> [Recorded data]
━━━

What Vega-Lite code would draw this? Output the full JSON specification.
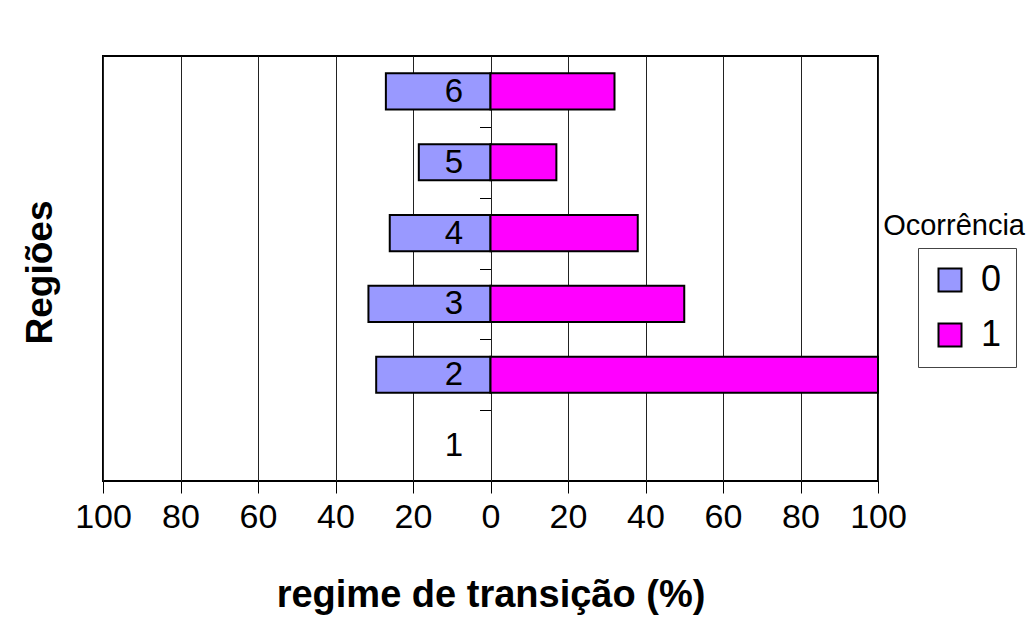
{
  "$schema": "https://vega.github.io/schema/vega-lite/v6.json",
  "width": 775,
  "height": 425,
  "autosize": {"type": "none"},
  "padding": {"left": 103, "top": 56, "right": 155, "bottom": 153},
  "background": "white",
  "title": {"text": "Ocorrência", "orient": "top", "anchor": "end", "frame": "group", "dx": 147, "dy": 205, "fontSize": 29, "fontWeight": "normal", "font": "Liberation Sans", "color": "black"},
  "data": {"values": [
    {"regiao": "6", "ocorrencia": "0", "percentual": -27},
    {"regiao": "6", "ocorrencia": "1", "percentual": 32},
    {"regiao": "5", "ocorrencia": "0", "percentual": -18.5},
    {"regiao": "5", "ocorrencia": "1", "percentual": 17},
    {"regiao": "4", "ocorrencia": "0", "percentual": -26},
    {"regiao": "4", "ocorrencia": "1", "percentual": 38},
    {"regiao": "3", "ocorrencia": "0", "percentual": -31.5},
    {"regiao": "3", "ocorrencia": "1", "percentual": 50},
    {"regiao": "2", "ocorrencia": "0", "percentual": -29.5},
    {"regiao": "2", "ocorrencia": "1", "percentual": 100}
  ]},
  "mark": {"type": "bar", "stroke": "black", "strokeWidth": 2, "height": {"band": 0.51}},
  "encoding": {
    "y": {
      "field": "regiao", "type": "nominal",
      "scale": {"domain": ["6", "5", "4", "3", "2", "1"], "paddingInner": 0, "paddingOuter": 0},
      "axis": {
        "orient": "left", "offset": -387.5, "zindex": 1, "domain": false, "grid": false,
        "tickBand": "extent", "tickSize": 11, "tickColor": "black",
        "labelFontSize": 33, "labelColor": "black", "labelPadding": 17, "labelAngle": 0, "labelFont": "Liberation Sans",
        "title": "Regiões", "titleFontSize": 37, "titleFontWeight": "bold", "titleColor": "black", "titleFont": "Liberation Sans",
        "titleX": -450.5, "titleY": 216, "titleAngle": -90, "titleAlign": "center", "titleBaseline": "middle"
      }
    },
    "x": {
      "field": "percentual", "type": "quantitative",
      "scale": {"domain": [-100, 100], "nice": false},
      "axis": {
        "values": [-100, -80, -60, -40, -20, 0, 20, 40, 60, 80, 100],
        "labelExpr": "format(abs(datum.value), 'd')",
        "labelFlush": false, "labelOverlap": false, "labelFontSize": 34, "labelColor": "black", "labelFont": "Liberation Sans",
        "labelPadding": 7, "tickSize": 12, "tickColor": "black", "domain": false,
        "grid": true, "gridColor": "#222", "gridWidth": 1,
        "title": "regime de transição (%)", "titleFontSize": 38, "titleFontWeight": "bold", "titleColor": "black", "titleFont": "Liberation Sans",
        "titlePadding": 42
      }
    },
    "color": {
      "field": "ocorrencia", "type": "nominal",
      "scale": {"domain": ["0", "1"], "range": ["#9999FF", "#FF00FF"]},
      "legend": {
        "title": null, "orient": "none", "legendX": 815, "legendY": 192,
        "symbolType": "square", "symbolSize": 529, "symbolStrokeColor": "black", "symbolStrokeWidth": 2, "symbolOpacity": 1,
        "labelFontSize": 36, "labelColor": "black", "labelFont": "Liberation Sans", "labelOffset": 13,
        "padding": 14, "rowPadding": 19, "strokeColor": "#444"
      }
    }
  },
  "config": {"view": {"stroke": "black", "strokeWidth": 2}, "font": "Liberation Sans"}
}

━━━

> [Your goal]
Reproduce the whole listing exactly, but not the images in it.

> [Solution]
What Vega-Lite code would draw this? Output the full JSON specification.
{
  "$schema": "https://vega.github.io/schema/vega-lite/v6.json",
  "width": 775,
  "height": 425,
  "autosize": {"type": "none"},
  "padding": {"left": 103, "top": 56, "right": 155, "bottom": 153},
  "background": "white",
  "title": {"text": "Ocorrência", "orient": "top", "anchor": "end", "frame": "group", "dx": 147, "dy": 205, "fontSize": 29, "fontWeight": "normal", "font": "Liberation Sans", "color": "black"},
  "data": {"values": [
    {"regiao": "6", "ocorrencia": "0", "percentual": -27},
    {"regiao": "6", "ocorrencia": "1", "percentual": 32},
    {"regiao": "5", "ocorrencia": "0", "percentual": -18.5},
    {"regiao": "5", "ocorrencia": "1", "percentual": 17},
    {"regiao": "4", "ocorrencia": "0", "percentual": -26},
    {"regiao": "4", "ocorrencia": "1", "percentual": 38},
    {"regiao": "3", "ocorrencia": "0", "percentual": -31.5},
    {"regiao": "3", "ocorrencia": "1", "percentual": 50},
    {"regiao": "2", "ocorrencia": "0", "percentual": -29.5},
    {"regiao": "2", "ocorrencia": "1", "percentual": 100}
  ]},
  "mark": {"type": "bar", "stroke": "black", "strokeWidth": 2, "height": {"band": 0.51}},
  "encoding": {
    "y": {
      "field": "regiao", "type": "nominal",
      "scale": {"domain": ["6", "5", "4", "3", "2", "1"], "paddingInner": 0, "paddingOuter": 0},
      "axis": {
        "orient": "left", "offset": -387.5, "zindex": 1, "domain": false, "grid": false,
        "tickBand": "extent", "tickSize": 11, "tickColor": "black",
        "labelFontSize": 33, "labelColor": "black", "labelPadding": 17, "labelAngle": 0, "labelFont": "Liberation Sans",
        "title": "Regiões", "titleFontSize": 37, "titleFontWeight": "bold", "titleColor": "black", "titleFont": "Liberation Sans",
        "titleX": -450.5, "titleY": 216, "titleAngle": -90, "titleAlign": "center", "titleBaseline": "middle"
      }
    },
    "x": {
      "field": "percentual", "type": "quantitative",
      "scale": {"domain": [-100, 100], "nice": false},
      "axis": {
        "values": [-100, -80, -60, -40, -20, 0, 20, 40, 60, 80, 100],
        "labelExpr": "format(abs(datum.value), 'd')",
        "labelFlush": false, "labelOverlap": false, "labelFontSize": 34, "labelColor": "black", "labelFont": "Liberation Sans",
        "labelPadding": 7, "tickSize": 12, "tickColor": "black", "domain": false,
        "grid": true, "gridColor": "#222", "gridWidth": 1,
        "title": "regime de transição (%)", "titleFontSize": 38, "titleFontWeight": "bold", "titleColor": "black", "titleFont": "Liberation Sans",
        "titlePadding": 42
      }
    },
    "color": {
      "field": "ocorrencia", "type": "nominal",
      "scale": {"domain": ["0", "1"], "range": ["#9999FF", "#FF00FF"]},
      "legend": {
        "title": null, "orient": "none", "legendX": 815, "legendY": 192,
        "symbolType": "square", "symbolSize": 529, "symbolStrokeColor": "black", "symbolStrokeWidth": 2, "symbolOpacity": 1,
        "labelFontSize": 36, "labelColor": "black", "labelFont": "Liberation Sans", "labelOffset": 13,
        "padding": 14, "rowPadding": 19, "strokeColor": "#444"
      }
    }
  },
  "config": {"view": {"stroke": "black", "strokeWidth": 2}, "font": "Liberation Sans"}
}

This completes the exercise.